The main questions it aims to answer are:
- Does presenting AI predictions as Bayesian-updated post-test probabilities improve diagnostic accuracy compared to standard predicted probabilities?
- Does the addition of uncertainty quantification (95% confidence intervals) to AI predictions improve diagnostic accuracy?
- Do these interventions (Bayesian updating and/or uncertainty quantification) help clinicians recover from the negative effects of intentionally misleading AI predictions?
Comparison: Researchers will compare standard AI predicted probabilities (presented without uncertainty) to Bayesian-updated post-test probabilities and/or outputs containing 95% confidence intervals to see if the interventions improve diagnostic accuracy, clinician confidence, and resilience against misleading AI.
Participants will:
- Review 8 clinical vignettes (simulated patient cases) focusing on chest pain or dyspnea.
- Provide an initial "pre-test" diagnostic probability for 5 possible diagnoses based on the clinical history alone.
- View AI model outputs that vary by experimental condition (standard probability vs.

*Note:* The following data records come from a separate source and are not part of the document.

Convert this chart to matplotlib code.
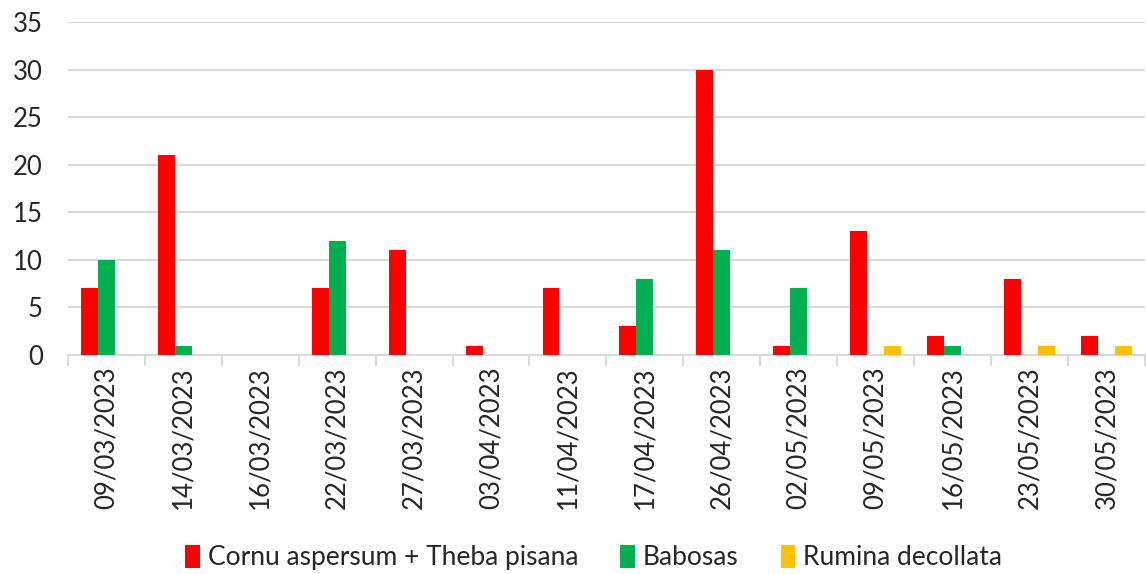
import matplotlib
matplotlib.use("Agg")
import matplotlib.pyplot as plt
import numpy as np

dates = ["09/03/2023", "14/03/2023", "16/03/2023", "22/03/2023", "27/03/2023",
         "03/04/2023", "11/04/2023", "17/04/2023", "26/04/2023", "02/05/2023",
         "09/05/2023", "16/05/2023", "23/05/2023", "30/05/2023"]
cornu_theba = [7, 21, 0, 7, 11, 1, 7, 3, 30, 1, 13, 2, 8, 2]
babosas = [10, 1, 0, 12, 0, 0, 0, 8, 11, 7, 0, 1, 0, 0]
rumina = [0, 0, 0, 0, 0, 0, 0, 0, 0, 0, 1, 0, 1, 1]

series = [
    ("Cornu aspersum + Theba pisana", cornu_theba, "#FF0000"),
    ("Babosas", babosas, "#00B050"),
    ("Rumina decollata", rumina, "#FFC000"),
]

plt.rcParams['font.family'] = ['Lato', 'DejaVu Sans']

fig = plt.figure(figsize=(11.46, 5.74), dpi=100)
ax = fig.add_axes([0.0593, 0.3815, 0.9397, 0.5802])

x = np.arange(len(dates))
w = 0.22
for i, (name, vals, col) in enumerate(series):
    ax.bar(x + (i - 1) * w, vals, width=w, color=col, label=name, zorder=3)

ax.set_xlim(-0.5, len(dates) - 0.5)
ax.set_ylim(0, 35)
ax.set_yticks(range(0, 36, 5))
ax.yaxis.grid(True, color="#D9D9D9", linewidth=1.5, zorder=0)
ax.set_axisbelow(True)

for s in ["top", "right", "left"]:
    ax.spines[s].set_visible(False)
ax.spines["bottom"].set_color("#D9D9D9")
ax.spines["bottom"].set_linewidth(1.5)

ax.set_xticks(x)
ax.set_xticklabels(dates, rotation=90, fontsize=18.5, color="#262626")
ax.tick_params(axis="x", length=0, pad=8)
ax.set_xticks(np.arange(-0.5, len(dates), 1), minor=True)
ax.tick_params(axis="x", which="minor", length=8, width=1.5, color="#D9D9D9")
ax.tick_params(axis="y", length=0, labelsize=18.5, labelcolor="#262626", pad=18)

fig.legend(loc="lower center", bbox_to_anchor=(0.518, -0.035), ncol=3, frameon=False,
           fontsize=19, handlelength=0.55, handleheight=0.95, handletextpad=0.3,
           columnspacing=1.6, labelcolor="#262626")

fig.savefig("out.png", dpi=100)
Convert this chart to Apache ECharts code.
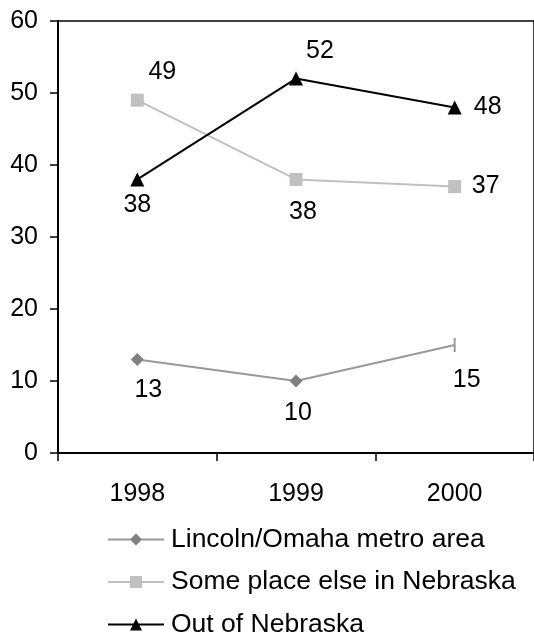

Bayesian update, with or without uncertainty intervals, and accurate vs. misleading).
- Provide an updated "post-test" diagnostic probability for the diagnoses after viewing the AI output.
- Select and rank diagnostic tests and therapeutic steps for each vignette. Complete a post-survey regarding their trust in the AI, comfort with the data presentation, and demographics.
Transforming Clinical Decision Support Systems: Using Continuous Bayesian Updates to Integrate AI Predictions With Clinician Expertise
Study Design: This is a 2x2 factorial within-subjects design. The two factors are (1) Bayesian updating via continuous likelihood ratios (CLR) vs. standard predicted probability, and (2) uncertainty quantification (95% confidence intervals) vs. point estimate only. AI prediction accuracy (accurate vs. intentionally misleading) is varied as a within-subjects stratification factor balanced across all 4 conditions, with half of each participant's vignettes receiving accurate predictions and half receiving misleading predictions. AI predictions are simulated (pre-programmed) for experimental control. Vignette order and condition assignment are independently randomized per participant.
Primary Analysis: Diagnostic accuracy is analyzed using a generalized linear mixed model (GLMM) with fixed effects for CLR, Uncertainty, Misleading, and vignette, and a participant random intercept. Pre-specified secondary analyses examine interactions of presentation format with misleading AI.
Sample Size: Simulation-based power analysis (1,000 Monte Carlo iterations per scenario) was conducted using the planned GLMM. Assuming 70% baseline diagnostic accuracy and within-participant ICC of 0.25, the study achieves 85.8% power for the CLR main effect and 85.7% for the Uncertainty main effect with N=100 at alpha=0.05 (two-tailed).